Today we start a new series at the Twingly Blog: Twingly Team Interviews. From time to time we will publish interviews with our dear Twingly staff, presenting you the great people behind Twingly, their passions and their ideas and thoughts about the current and future state of the web. We start with Marcus Svensson, one of our skilled developers. During the interview he surprised us with the fact that he didn’t have a computer when he started coding. Instead, he wrote programs on paper!
Hi Marcus! Tell us who you are, about your background and how you happened to get a job at Twingly.
My name is Marcus Svensson, I am 32 years old. I studied applied physics but I have always had an interest in computers and programming. A friend of mine who is also friend with Twingly CEO Martin Källström told him about some artificial intelligence (AI) stuff I was doing in my spare time. Martin invited me to the Twingly office and we talked for a while. At that time I was about to write my thesis so we worked out something that we both were happy with, and in the end it led to a full employment. That was about two years ago.
What about this artificial intelligence project…?
It was for playing games. I could tell the computer program the rules and by playing itself repeatedly it would learn winning strategies. It started out completely random but quickly figured out tactics. The inspiration was a program called TD-Gammon (I think) which at the time was the best Backgammon program in the world, and also better than the best human.
What were your main projects at Twingly during the past two years?
I have mostly worked with Twingly Channels, our main project. But I also handle Twingly Live and the backend for Liveboard. For Channels I worked in a team with the other developers, Twingly Live and the Liveboard was mostly me and Martin who dealt with that.
You said you always have had an interest in computers and programming. When did you start coding?
I was about ten years old. I liked computers and borrowed a book from the library named “Programmera ABC80” and learned BASIC from it. But I didn’t have a computer, so I wrote the programs on paper. Then I visited a friend who had a Commodore C64 that had a BASIC prompt when it started, so we made a simple register where we could enter the initials for our classmates and got their addresses. Something like that. His mother asked my mom “What kind of computer does Marcus have?” when she came to fetch me, and my mother answered that I didn’t have one. After that I got one. 🙂
I really never heard of anybody who started coding on paper… Which are your preferred coding languages, which ones are you mainly focusing on at Twingly?
It depends on the task. Python is my number one choice for general work. If speed or memory footprint is important then C/C++ is the natural choice. But most often the ecosystem around the programming language is what matters the most. Twingly Live is Python, channels mostly C#. C# / ASP.NET can be a bit clumsy at times but it is not too bad, and it is improving all the time.
What are the biggest challenges of your work as a developer?

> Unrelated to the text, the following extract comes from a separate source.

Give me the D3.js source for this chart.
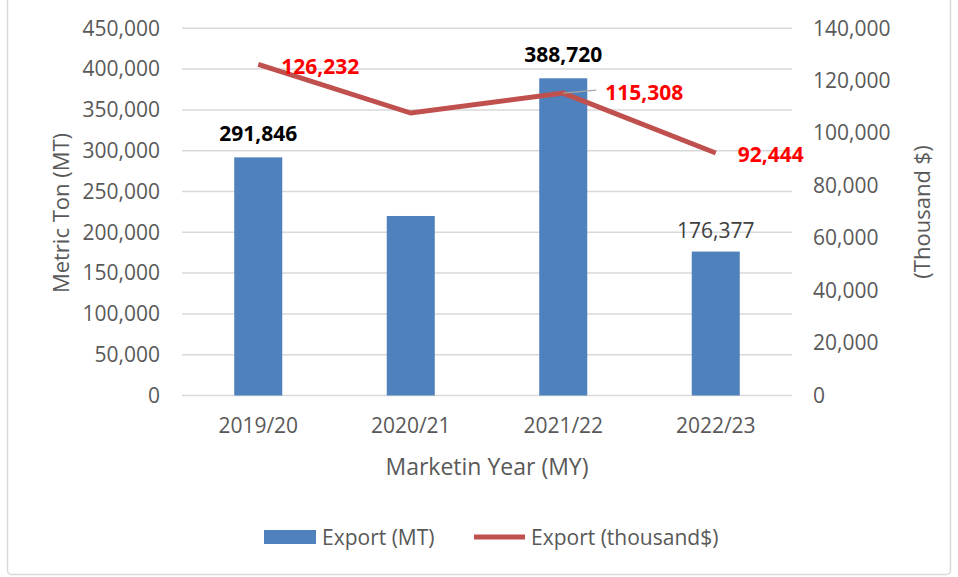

The biggest challenges are to get a good design from the beginning before you really know where things will be going. So you can make educated guesses at best that you will be stuck with. Another big problem is to see things with fresh eyes when you get used to how it works. New users might be confused by things that we don’t even think about anymore. As a developer you think about everything in terms of implementation details but that’s not the way users see a site or an app.
Could you use any of your AI experience when working at Twingly?
I have done some things like automatic classification of blogs into topics but users have not seen anything of that yet. Sometimes we collect statistics for customers and this kind of classification is useful. But there is none of that AI stuff in Channels or Live. Yet.
Which web trends do you think are most fascinating right now?
I’m fascinated by how free the Internet is and how that will affect society. Anyone can write things (or create music or pictures). If they do it well they get an audience. Instead of a few superstars we will get access to a lot of less famous but very talented people. Whether we’re talking journalists/bloggers or musicians or whatever. The power to decide has moved back to the people instead of the middlemen.
And you are not worried that the old gatekeepers might try to stop that, now that they are realising what you have described?
I think the genie is out of the bottle.
What about hot trends from a more technological point of view?
Of course aggregation is a big issue right now. Most people seem to have problems with information overload or “Google Reader guilt”. I would love to solve that, if only for my own sake.
What’s the difficulty with solving information overload?
If I could have a thousand persons that knew me very well, reading through the Internet every day and make recommendations on what I would like, they would be making some very good recommendations for me. Could a computer do this as well? I think so, but it is a hard problem. Computers are still too bad at understanding content.
So back to AI?
Yep. 🙂
How do you keep yourself updated?
I use sources that I trust. Like Hacker News where people with similar interests post stories, or realworldtech.com where very competent people discuss things.
What are your wishes for the future direction of the web?
I like the directions we have taken with HTML5-based web apps lately. I’d like to move even more things online, web apps taking over from (and integrating with) desktop apps to a larger extent, and a solution to the lock-in problem with web apps. But this feels more like two years in the future, not five. Five years on the Internet is such a long time that I don’t even know what to wish for.